Jakarta, Khazanah – Asosiasi Serikat
Pekerja Indonesia (ASPEK Indonesia) meminta pengusaha Indonesia tidak
berlebihan lantaran adanya gerakan boikot produk-produk yang terafiliasi dengan
Israel menjadikan alasan ancaman pemutusan hubungan kerja (PHK) para pekerja /
buruh.
Presiden ASPEK Indonesia Murah Sumirat
menilai kekhawatiran pengusaha itu terkesan lebay. Sebab
menurutnya, PHK sepihak atau massal sudah banyak dilakukan sebelum adanya
gerakan boikot produk Israel.
"Akar penyebab maraknya PHK
massal di Indonesia bukan karena gerakan boikot Israel.
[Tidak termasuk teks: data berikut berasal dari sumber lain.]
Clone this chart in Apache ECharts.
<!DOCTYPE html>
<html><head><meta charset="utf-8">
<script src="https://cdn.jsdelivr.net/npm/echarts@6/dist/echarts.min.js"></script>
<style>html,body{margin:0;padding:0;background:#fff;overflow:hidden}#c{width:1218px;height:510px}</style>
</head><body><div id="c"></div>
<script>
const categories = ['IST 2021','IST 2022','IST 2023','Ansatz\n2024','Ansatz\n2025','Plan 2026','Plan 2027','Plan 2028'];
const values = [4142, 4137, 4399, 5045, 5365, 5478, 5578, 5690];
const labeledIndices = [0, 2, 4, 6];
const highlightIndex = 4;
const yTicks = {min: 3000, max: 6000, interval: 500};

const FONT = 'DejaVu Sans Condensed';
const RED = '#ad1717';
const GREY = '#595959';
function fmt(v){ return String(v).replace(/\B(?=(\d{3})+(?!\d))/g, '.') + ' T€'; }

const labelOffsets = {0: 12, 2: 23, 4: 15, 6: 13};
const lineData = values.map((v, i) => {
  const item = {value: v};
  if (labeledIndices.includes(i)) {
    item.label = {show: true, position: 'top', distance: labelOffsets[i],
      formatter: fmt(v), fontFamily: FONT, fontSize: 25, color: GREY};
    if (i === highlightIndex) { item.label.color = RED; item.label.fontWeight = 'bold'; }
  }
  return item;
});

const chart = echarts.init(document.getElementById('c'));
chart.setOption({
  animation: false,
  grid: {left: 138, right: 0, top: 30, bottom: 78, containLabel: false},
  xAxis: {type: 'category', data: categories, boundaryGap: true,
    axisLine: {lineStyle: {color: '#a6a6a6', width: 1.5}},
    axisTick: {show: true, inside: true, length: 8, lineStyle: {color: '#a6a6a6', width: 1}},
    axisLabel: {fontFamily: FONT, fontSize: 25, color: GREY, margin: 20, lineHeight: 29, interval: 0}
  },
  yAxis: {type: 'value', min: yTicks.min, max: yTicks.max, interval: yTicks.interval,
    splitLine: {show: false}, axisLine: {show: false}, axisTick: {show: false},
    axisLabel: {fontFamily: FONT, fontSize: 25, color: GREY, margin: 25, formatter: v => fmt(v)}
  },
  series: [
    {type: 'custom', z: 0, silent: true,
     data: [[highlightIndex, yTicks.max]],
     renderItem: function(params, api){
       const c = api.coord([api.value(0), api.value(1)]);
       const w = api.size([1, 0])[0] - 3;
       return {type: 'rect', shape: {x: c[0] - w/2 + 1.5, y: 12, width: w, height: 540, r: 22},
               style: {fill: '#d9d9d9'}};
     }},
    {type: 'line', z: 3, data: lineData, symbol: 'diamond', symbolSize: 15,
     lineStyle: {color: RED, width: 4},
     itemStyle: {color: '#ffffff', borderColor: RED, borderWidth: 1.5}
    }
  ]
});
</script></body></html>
Tapi terletak pada
pemerintah yang membuat regulasi yang semakin memudahkan PHK dengan menurunkan
nilai pesangon serta pengusaha yang semakin serakah ingin memperkaya korporasi
dengan menekan biaya kesejahteraan pekerja," serunya, di Jakarta, Minggu
(10/12/2023).
Menurutnya, kampanye tersebut
seharusnya bisa dimanfaatkan oleh pengusaha Indonesia, sebagai peluang untuk
lebih memajukan usaha-usaha lokal asli Indonesia.
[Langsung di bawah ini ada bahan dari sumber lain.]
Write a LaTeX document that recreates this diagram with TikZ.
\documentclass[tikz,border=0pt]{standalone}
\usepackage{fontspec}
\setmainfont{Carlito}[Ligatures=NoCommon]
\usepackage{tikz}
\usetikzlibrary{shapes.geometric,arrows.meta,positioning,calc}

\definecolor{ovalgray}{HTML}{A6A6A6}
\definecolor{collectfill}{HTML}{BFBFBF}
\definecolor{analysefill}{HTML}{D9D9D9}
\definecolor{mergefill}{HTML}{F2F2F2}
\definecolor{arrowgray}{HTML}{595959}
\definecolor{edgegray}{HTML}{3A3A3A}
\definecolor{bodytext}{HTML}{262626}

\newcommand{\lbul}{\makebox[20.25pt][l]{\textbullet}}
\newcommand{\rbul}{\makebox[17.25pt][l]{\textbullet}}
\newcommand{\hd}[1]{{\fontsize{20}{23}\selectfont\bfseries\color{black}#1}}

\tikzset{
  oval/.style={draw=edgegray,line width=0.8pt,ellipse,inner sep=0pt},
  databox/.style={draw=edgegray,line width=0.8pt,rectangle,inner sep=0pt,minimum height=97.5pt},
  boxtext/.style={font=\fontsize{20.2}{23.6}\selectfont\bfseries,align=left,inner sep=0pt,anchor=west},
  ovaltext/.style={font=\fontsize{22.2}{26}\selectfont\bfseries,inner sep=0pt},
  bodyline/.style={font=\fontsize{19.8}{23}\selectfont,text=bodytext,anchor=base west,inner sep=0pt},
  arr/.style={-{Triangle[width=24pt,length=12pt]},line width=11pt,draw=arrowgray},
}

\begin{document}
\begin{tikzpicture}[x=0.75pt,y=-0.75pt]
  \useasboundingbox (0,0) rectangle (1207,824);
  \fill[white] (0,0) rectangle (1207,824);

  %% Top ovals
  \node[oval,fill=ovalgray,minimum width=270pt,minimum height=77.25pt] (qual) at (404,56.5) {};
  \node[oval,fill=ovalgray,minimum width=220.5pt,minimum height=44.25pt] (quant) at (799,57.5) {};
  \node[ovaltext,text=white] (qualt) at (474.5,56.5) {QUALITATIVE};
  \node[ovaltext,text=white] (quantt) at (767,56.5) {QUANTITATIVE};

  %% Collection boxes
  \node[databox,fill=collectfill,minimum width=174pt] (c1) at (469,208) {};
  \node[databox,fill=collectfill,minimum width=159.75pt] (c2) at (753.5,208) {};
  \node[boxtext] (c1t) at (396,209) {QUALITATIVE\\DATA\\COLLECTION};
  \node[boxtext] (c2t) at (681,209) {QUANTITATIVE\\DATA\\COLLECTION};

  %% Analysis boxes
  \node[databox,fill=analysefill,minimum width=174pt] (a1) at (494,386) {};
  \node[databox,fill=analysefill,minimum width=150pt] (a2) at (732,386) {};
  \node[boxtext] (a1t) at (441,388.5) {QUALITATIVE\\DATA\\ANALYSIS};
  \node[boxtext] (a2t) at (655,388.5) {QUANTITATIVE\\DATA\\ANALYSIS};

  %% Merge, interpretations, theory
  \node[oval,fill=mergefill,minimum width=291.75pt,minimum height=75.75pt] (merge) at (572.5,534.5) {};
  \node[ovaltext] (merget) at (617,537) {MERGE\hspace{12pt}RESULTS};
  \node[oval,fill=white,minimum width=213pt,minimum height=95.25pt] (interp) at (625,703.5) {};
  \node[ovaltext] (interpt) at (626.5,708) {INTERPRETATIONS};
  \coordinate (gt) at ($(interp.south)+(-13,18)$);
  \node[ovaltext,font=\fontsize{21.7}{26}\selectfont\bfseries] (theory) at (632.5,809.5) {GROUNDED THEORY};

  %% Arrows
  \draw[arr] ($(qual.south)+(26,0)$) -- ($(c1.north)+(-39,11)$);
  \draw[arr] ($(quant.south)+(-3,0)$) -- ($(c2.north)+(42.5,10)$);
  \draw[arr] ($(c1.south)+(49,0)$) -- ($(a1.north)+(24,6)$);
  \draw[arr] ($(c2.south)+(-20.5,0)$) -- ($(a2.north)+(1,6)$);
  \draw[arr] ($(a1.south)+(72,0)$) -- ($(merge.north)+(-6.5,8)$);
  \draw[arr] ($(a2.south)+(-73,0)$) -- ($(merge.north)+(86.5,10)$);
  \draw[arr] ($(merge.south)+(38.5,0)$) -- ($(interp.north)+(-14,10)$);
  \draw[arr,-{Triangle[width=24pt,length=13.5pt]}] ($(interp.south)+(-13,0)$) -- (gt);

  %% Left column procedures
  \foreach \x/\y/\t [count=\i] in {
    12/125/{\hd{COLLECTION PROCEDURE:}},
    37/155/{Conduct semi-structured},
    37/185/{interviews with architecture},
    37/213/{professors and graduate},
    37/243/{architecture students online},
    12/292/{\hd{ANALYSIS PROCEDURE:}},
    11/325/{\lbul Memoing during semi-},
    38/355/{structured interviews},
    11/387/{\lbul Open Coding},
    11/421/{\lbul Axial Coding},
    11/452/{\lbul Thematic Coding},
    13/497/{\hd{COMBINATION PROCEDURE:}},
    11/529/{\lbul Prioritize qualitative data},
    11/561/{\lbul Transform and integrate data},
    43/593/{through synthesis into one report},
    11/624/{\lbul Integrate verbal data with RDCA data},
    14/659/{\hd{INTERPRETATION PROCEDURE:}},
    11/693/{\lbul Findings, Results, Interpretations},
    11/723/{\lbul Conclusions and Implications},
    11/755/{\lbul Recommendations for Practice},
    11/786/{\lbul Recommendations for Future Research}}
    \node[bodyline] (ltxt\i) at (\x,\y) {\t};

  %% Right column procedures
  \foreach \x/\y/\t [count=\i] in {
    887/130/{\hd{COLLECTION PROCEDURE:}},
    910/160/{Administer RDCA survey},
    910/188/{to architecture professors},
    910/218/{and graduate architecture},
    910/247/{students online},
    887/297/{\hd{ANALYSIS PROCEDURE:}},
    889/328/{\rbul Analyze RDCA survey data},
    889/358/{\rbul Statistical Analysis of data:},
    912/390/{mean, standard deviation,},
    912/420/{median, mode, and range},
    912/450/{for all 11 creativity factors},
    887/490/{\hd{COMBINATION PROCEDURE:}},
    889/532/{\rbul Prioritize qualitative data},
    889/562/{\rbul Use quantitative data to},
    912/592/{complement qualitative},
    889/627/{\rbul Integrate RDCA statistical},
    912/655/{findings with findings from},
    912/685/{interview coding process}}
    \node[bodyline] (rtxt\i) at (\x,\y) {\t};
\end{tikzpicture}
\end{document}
"Jika sebelumnya orang membeli
ayam goreng dan kopi di perusahaan yang terafiliasi dengan Israel, saat ini
beralih lah ke ayam goreng dan kopi produk usaha kecil menengah asli
Indonesia," ungkap Mirah.
Mirah mengatakan, banyak pelanggaran
yang dilakukan perusahaan yang terafiliasi dengan Israel, semisal pemberian
upah minimum.
"Pengusaha janganlah cari-cari
kambing hitam, seolah-olah adanya gerakan boikot Israel ini menjadi alasan PHK
massal di Indonesia," tegas Mirah.
Sebelumnya, Asosiasi Pengusaha
Pemasok Pasar Modern Indonesia (AP3MI) memproyeksikan aksi boikot produk yang
terafiliasi dengan Israel bisa membuat transaksi di pasar modern atau
retail tergerus hingga 50 persen.
Sekretaris Jenderal AP3MI Uswati Leman
Sudi, mengatakan, lantaran mayoritas produk yang di boikot tersebut
merupakan produk pareto, yaitu barang yang berkontribusi hingga 80 persen dari
produksi di pasar, tetapi kontribusi terhadap transaksinya sebesar 20 persen.
Seperti produk shampo, susu balita, makanan, hingga minuman ringan.
"Pengurangan penjualan produk
pareto baisanya dari isu yang kecil dan berkembang. Mungkin transaksi di pasar
hilir bisa berkurang sampai 50 persen dan target ekonomi pemerintah akan sulit
tercapai," kata Uswati di Jakarta, Rabu (15/11/2023).